Friday, April 22, 2011

Underneath it all


I drove my dad to school this morning. He is learning English in the senior center. He was dressed up as a good Russian student would and eager to socialize. When he was getting out of the car, our eyes met and I felt overflowing, all-encompassing, beyond-my-body love for my dad. I have had splashes of this feeling from time to time and it seems like new possibilities open up with each wave of love.

My dad and I haven’t had an easy history together. I grew up torn between my parents and confused, not knowing how to love them both at those times when they hated each other. If I loved them both, did that mean I was betraying the other? Did I need to choose sides?
Even when there are hard questions and deep sorrow in childhood, there is always a particular beauty. Certain freshness, genuine curiosity, and a sense of adventure are the greatest gifts childhood has to offer, and I appreciate that I still feel a strong connection to that part of me.

In our family dynamic I was often the savior and peacemaker, assessing situations with the precision of a laser micrometer and acting to smooth family tensions. 
I remember two episodes that were particularly hard for me to forgive my dad for.

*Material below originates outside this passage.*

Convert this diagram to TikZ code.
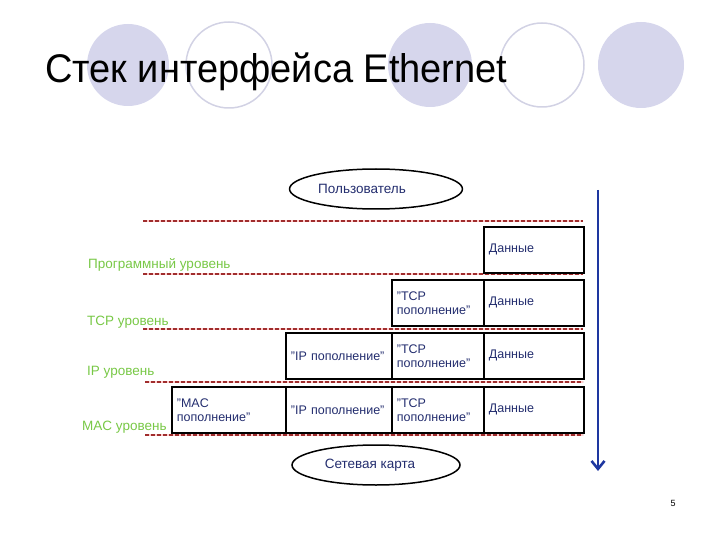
\documentclass[tikz,border=0pt]{standalone}
\usepackage{fontspec}
\setmainfont{Liberation Sans}
\usetikzlibrary{arrows.meta, shapes.geometric}
\definecolor{lavender}{RGB}{214,214,236}
\definecolor{ringgray}{RGB}{210,210,228}
\definecolor{navy}{RGB}{35,45,110}
\definecolor{lvlgreen}{RGB}{120,200,70}
\definecolor{sepred}{RGB}{160,45,45}
\definecolor{arrowblue}{RGB}{30,55,160}

\begin{document}
\begin{tikzpicture}[x=1pt, y=-1pt,
  cell/.style={draw, line width=1.8pt, anchor=north west, minimum height=46pt,
    text width=#1, align=left, inner xsep=5pt, text=navy,
    font=\fontsize{12.5}{14}\selectfont},
  level/.style={anchor=west, text=lvlgreen, inner sep=0pt,
    font=\fontsize{13.5}{15}\selectfont},
  sep/.style={draw=sepred, line width=1.1pt, dash pattern=on 4pt off 2pt,
    preaction={draw=red!20, line width=2.6pt, solid}},
  host/.style={ellipse, draw, line width=1.5pt, minimum width=168pt,
    minimum height=40pt, text=navy, font=\fontsize{13.5}{15}\selectfont}]
\useasboundingbox (0,0) rectangle (720,540);

% decor
\fill[lavender] (128,65) circle (41);
\draw[ringgray, line width=1.5pt] (229,65) circle (43);
\fill[lavender] (430,65) circle (42);
\draw[ringgray, line width=1.5pt] (542,65) circle (42);
\fill[lavender] (641,65) circle (43);
\node[anchor=base west, inner sep=0pt, font=\fontsize{40}{44}\selectfont] (title)
  at (45,83) {\scalebox{0.95}[1]{Стек интерфейса Ethernet}};

% levels
\node[host] (user) at (376,189) {Пользователь\hspace*{28pt}};
\draw[sep] (143,221) -- (583,221);
\node[level] (app) at (88,265) {Программный уровень};
\draw[sep] (143,274) -- (583,274);
\node[level] (tcp) at (87,322) {TCP уровень};
\draw[sep] (143,329) -- (583,329);
\node[level] (ip) at (87,372) {IP уровень};
\draw[sep] (145,382) -- (583,382);
\node[level] (mac) at (82,427) {MAC уровень};
\draw[sep] (145,435) -- (583,435);
\node[host] (nic) at (376,465) {Сетевая карта\hspace*{12pt}};

% frames
\node[cell=90pt] (d1) at (483,226) {Данные};

\node[cell=82pt] (t2) at (391,279) {"TCP\\ пополнение"};
\node[cell=90pt] (d2) at (483,279) {Данные};

\node[cell=96pt] (i3) at (285,332) {"IP пополнение"};
\node[cell=82pt] (t3) at (391,332) {"TCP\\ пополнение"};
\node[cell=90pt] (d3) at (483,332) {Данные};

\node[cell=104pt] (m4) at (171,386) {"MAC\\ пополнение"};
\node[cell=96pt] (i4) at (285,386) {"IP пополнение"};
\node[cell=82pt] (t4) at (391,386) {"TCP\\ пополнение"};
\node[cell=90pt] (d4) at (483,386) {Данные};

% direction
\coordinate (top) at (598,190);
\coordinate (bottom) at (598,471);
\draw[arrowblue, line width=2.6pt, -{Straight Barb[length=8pt, width=13pt]}] (top) -- (bottom);

\node[font=\fontsize{9}{10}\selectfont] (page) at (673,503) {5};
\end{tikzpicture}
\end{document}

One time my dad hit my mom and she fell on the bed like grass cut down in a field.   I was afraid she was dead, and sat on the bed, crying and shaking her, shouting “MOM!” over and over and over.  I don’t remember how long she was down (it seemed like an eternity) before she stood up, took her basket, and went to the garden to pick up berries and sing. Another time after a party at our home Dad got drunk and Mom and I went to spend the night at the neighbor’s place. My home became unsafe for me that day.

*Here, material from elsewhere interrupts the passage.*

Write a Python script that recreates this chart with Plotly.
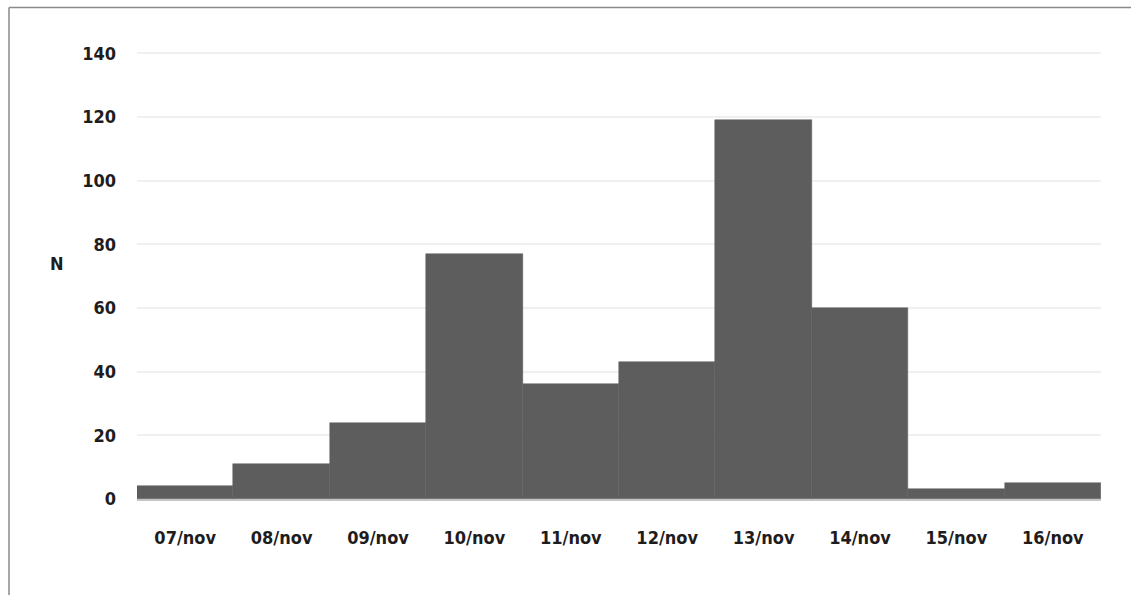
import plotly.graph_objects as go

days = ["07/nov", "08/nov", "09/nov", "10/nov", "11/nov", "12/nov", "13/nov", "14/nov", "15/nov", "16/nov"]
counts = [4, 11, 24, 77, 36, 43, 119, 60, 3, 5]
y_ticks = [0, 20, 40, 60, 80, 100, 120, 140]

FONT = "DejaVu Sans Condensed"
tick_font = dict(family=FONT, size=18, color="#1e1c1d", weight="bold")

fig = go.Figure(
    go.Bar(
        x=days,
        y=counts,
        marker=dict(color="#5d5d5d", line=dict(color="#5d5d5d", width=0.5)),
        hoverinfo="x+y",
    )
)

fig.update_layout(
    width=1131,
    height=595,
    margin=dict(l=137, r=30, t=51, b=96),
    paper_bgcolor="white",
    plot_bgcolor="white",
    bargap=0,
    showlegend=False,
    font=tick_font,
    xaxis=dict(
        type="category",
        showgrid=False,
        showline=True,
        linecolor="#c4c4c4",
        linewidth=2,
        ticks="",
        ticklabelstandoff=21,
        tickfont=tick_font,
    ),
    yaxis=dict(
        range=[0, 140.7],
        tickvals=y_ticks,
        showgrid=True,
        gridcolor="#f0f0f0",
        gridwidth=2,
        zeroline=False,
        ticks="",
        ticklabelstandoff=20,
        tickfont=tick_font,
    ),
    annotations=[
        dict(
            text="N",
            xref="paper",
            yref="paper",
            x=-0.092,
            y=0.525,
            showarrow=False,
            font=tick_font,
        )
    ],
    shapes=[
        dict(type="line", xref="paper", yref="paper", x0=-0.1328, x1=1.05, y0=1.097, y1=1.097,
             line=dict(color="#8a8a8a", width=1.5)),
        dict(type="line", xref="paper", yref="paper", x0=-0.1328, x1=-0.1328, y0=1.097, y1=-0.25,
             line=dict(color="#8a8a8a", width=1.5)),
    ],
)

fig.write_html("out.html", config={"displayModeBar": False},
               post_script="document.body.style.margin='0px';")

I was so angry with my mom that she continued to live with my dad and enable his behavior. I didn’t understand how they could get along for a while and then more drama would unfold again, and yet they still stayed together.
When my mom died at 63, I blamed my dad for quite some time, believing that if they had had a better relationship she would have chosen to live longer.  

I have spent more time with my dad since my mom’s death, and I’ve heard more of his side of the story. And the more I revealed to my dad how I felt and the more I listened the messier our relationship got for a while until it resolved. 

Somehow, somewhere underneath it all I discovered there is an eternal pool of love. When I with curiosity attempting to find the word to describe the love pool, I drop in between words and just sink deeper into the feeling of love. I sort of forget for a while what I was looking for, and instead just feel it deeply and become the love that flows out of me, through me and my lips smile, as this is all they can say. 

The good news is I’m not the first or only person who has experienced this pool of love beneath a world of hurt.  And if individually we can get to this point of healing and embrace everything in love, can we do it collectively? 

I imagine that underneath all of humanity’s major wounds, discrimination and wars there must be an even larger pool of love. Can we be brave enough to enter that pool? Can we be brave enough even to conceive that it is possible to step into love and create out of love-- regardless of the pain that has been experienced?

I realize it takes time -- and I believe as more people open up to the possibility it will become easier. 

How easily can I create delightful change by loving What Is right now?
How easily can we create delightful change by loving What Is right now?

1 comment:

  1. I experience this as warm and beautiful and full of love. Thank you!